Stored items:
★ ★ ★ ★ ★ ★ ★

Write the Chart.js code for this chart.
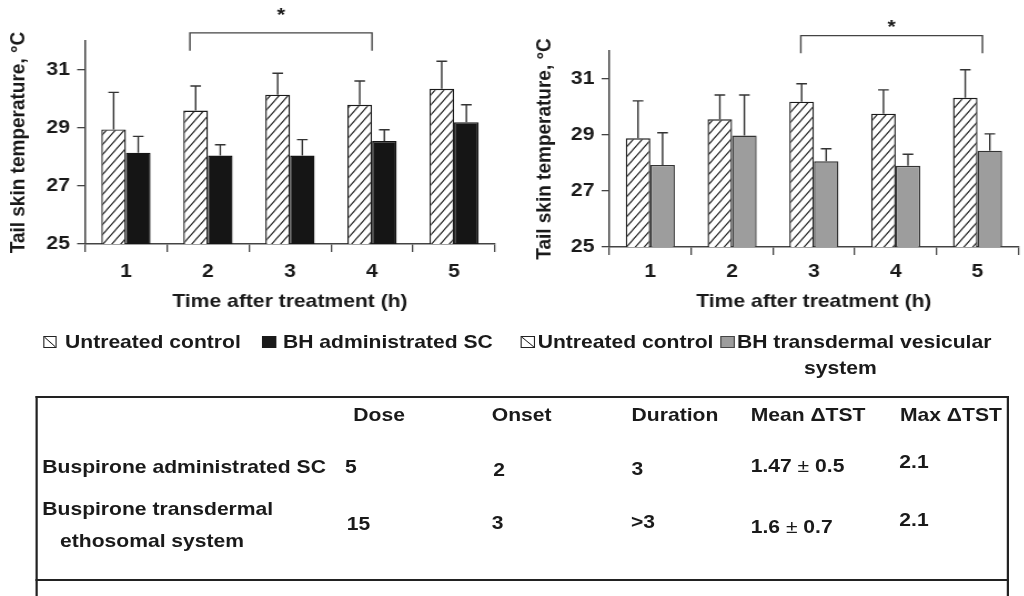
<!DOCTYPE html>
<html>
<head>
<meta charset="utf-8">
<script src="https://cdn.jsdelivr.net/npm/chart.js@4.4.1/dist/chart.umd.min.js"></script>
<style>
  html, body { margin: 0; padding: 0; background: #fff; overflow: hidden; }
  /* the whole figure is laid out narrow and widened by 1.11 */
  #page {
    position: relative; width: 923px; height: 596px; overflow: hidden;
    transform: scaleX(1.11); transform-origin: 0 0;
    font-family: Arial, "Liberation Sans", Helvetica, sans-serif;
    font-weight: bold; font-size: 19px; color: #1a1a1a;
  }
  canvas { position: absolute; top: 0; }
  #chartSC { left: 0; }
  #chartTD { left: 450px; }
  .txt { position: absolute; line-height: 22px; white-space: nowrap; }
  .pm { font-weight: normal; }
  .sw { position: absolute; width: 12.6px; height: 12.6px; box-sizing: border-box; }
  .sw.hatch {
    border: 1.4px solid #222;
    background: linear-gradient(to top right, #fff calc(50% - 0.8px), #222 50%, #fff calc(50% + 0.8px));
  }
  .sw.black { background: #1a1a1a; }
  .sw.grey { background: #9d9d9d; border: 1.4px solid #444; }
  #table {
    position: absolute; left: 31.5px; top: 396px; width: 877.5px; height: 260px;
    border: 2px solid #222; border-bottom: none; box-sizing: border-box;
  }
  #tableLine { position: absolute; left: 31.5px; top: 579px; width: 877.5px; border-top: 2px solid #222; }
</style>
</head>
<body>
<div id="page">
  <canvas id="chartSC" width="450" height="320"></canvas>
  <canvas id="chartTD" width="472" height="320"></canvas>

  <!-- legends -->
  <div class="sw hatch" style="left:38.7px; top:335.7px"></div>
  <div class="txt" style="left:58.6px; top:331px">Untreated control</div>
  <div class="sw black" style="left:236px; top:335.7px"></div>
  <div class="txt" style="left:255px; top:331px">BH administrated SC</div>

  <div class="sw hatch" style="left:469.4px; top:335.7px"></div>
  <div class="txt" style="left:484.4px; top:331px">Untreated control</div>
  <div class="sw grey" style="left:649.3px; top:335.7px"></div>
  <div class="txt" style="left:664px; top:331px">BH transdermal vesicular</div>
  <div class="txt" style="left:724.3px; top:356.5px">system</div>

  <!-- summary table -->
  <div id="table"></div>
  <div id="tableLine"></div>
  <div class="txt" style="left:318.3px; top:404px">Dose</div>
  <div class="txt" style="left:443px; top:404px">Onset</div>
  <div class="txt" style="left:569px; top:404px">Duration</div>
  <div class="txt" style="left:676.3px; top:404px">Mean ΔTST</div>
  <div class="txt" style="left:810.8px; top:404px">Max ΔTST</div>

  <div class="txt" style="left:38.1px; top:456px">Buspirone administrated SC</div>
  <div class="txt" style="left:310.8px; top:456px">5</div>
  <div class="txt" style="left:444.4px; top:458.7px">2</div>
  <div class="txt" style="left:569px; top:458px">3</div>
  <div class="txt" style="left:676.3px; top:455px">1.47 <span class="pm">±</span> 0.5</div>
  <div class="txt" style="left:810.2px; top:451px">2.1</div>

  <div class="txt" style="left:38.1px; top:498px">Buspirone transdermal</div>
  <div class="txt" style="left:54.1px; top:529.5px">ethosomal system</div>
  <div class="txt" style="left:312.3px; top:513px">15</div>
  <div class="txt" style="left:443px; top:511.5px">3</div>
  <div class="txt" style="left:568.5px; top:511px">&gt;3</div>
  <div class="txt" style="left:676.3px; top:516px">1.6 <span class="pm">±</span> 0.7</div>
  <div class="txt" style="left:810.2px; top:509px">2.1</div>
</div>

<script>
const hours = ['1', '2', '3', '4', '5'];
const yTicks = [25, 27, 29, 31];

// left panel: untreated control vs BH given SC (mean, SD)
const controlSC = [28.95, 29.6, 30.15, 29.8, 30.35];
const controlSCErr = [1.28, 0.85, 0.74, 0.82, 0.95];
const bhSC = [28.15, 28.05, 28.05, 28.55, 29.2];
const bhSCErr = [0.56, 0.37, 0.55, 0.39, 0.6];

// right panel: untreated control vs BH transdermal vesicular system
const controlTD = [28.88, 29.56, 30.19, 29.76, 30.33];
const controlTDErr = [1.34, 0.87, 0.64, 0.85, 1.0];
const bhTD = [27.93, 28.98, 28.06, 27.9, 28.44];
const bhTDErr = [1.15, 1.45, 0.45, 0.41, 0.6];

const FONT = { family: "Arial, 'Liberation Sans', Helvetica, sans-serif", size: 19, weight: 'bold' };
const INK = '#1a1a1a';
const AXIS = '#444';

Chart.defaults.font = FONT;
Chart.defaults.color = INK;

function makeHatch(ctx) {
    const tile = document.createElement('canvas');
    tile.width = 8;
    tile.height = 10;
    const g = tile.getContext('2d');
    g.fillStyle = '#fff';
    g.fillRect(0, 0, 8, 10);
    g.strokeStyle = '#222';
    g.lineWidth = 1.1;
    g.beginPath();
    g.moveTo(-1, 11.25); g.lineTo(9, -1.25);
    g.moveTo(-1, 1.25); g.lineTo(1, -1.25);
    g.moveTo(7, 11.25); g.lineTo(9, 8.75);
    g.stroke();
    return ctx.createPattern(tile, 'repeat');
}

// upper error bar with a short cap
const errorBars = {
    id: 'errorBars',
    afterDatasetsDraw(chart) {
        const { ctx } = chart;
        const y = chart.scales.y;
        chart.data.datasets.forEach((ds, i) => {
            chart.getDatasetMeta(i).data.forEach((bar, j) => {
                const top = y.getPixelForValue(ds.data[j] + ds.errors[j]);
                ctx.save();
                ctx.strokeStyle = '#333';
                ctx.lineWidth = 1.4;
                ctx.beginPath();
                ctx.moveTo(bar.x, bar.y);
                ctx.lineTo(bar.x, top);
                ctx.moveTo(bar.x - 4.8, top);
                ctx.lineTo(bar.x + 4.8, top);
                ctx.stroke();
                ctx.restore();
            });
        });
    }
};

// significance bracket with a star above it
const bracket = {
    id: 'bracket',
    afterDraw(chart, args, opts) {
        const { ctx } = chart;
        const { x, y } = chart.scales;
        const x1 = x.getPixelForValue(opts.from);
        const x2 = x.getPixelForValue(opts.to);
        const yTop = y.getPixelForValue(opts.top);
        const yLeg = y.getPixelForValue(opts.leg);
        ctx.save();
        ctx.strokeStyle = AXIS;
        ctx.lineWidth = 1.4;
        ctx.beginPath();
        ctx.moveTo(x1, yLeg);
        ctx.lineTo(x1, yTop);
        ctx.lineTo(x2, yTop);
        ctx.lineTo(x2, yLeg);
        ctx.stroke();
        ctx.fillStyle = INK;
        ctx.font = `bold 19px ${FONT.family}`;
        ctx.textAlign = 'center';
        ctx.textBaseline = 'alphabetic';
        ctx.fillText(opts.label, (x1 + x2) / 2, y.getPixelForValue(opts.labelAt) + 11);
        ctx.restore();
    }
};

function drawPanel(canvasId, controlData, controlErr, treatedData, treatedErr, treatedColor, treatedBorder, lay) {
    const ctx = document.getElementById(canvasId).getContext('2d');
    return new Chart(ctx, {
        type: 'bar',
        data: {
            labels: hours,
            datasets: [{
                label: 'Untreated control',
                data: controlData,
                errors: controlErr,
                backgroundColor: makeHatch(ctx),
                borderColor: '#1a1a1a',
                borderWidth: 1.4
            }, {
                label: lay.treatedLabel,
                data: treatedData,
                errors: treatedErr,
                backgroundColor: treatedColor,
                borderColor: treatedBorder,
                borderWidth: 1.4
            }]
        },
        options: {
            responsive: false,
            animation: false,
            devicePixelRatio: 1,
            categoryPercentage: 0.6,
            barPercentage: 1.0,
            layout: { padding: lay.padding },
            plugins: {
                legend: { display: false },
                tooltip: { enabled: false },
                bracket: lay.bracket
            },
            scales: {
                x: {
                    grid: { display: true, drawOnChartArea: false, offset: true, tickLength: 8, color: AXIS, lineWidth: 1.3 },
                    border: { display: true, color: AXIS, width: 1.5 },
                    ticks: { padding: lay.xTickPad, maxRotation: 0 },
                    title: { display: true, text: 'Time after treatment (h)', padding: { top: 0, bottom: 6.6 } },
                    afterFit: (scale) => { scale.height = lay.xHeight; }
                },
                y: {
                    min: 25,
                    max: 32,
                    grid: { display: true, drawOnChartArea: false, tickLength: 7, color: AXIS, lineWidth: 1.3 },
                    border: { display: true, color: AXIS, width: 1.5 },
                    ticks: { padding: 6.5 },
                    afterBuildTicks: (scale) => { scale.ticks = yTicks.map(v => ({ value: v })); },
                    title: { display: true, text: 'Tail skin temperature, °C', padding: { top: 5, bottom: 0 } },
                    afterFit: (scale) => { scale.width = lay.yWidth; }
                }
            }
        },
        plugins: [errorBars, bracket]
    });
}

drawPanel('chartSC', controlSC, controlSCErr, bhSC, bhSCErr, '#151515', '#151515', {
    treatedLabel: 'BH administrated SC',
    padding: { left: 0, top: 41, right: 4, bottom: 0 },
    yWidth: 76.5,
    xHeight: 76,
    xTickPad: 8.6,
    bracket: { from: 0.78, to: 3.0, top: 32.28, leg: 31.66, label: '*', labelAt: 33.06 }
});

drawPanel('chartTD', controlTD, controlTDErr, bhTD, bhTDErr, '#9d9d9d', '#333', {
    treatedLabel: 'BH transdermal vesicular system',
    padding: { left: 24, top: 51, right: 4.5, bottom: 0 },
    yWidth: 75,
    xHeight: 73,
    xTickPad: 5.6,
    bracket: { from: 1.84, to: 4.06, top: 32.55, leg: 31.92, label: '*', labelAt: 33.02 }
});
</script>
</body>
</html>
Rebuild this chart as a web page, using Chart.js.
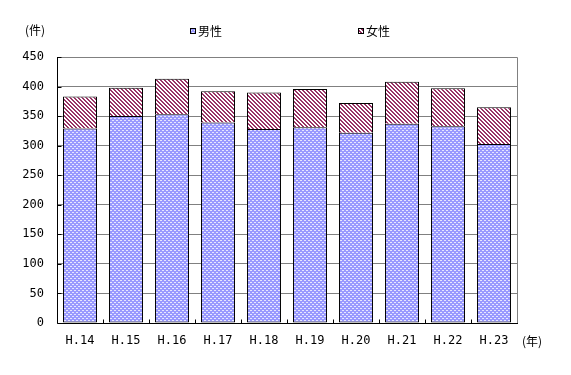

★ ★ ★ ★ ★ ★ ★

Problem details ▸ Lines of the material that contain the word "this" are to be gathered.

Written answer ▸
Write the Chart.js code for this chart.
Rebuild this chart as a web page, using Chart.js.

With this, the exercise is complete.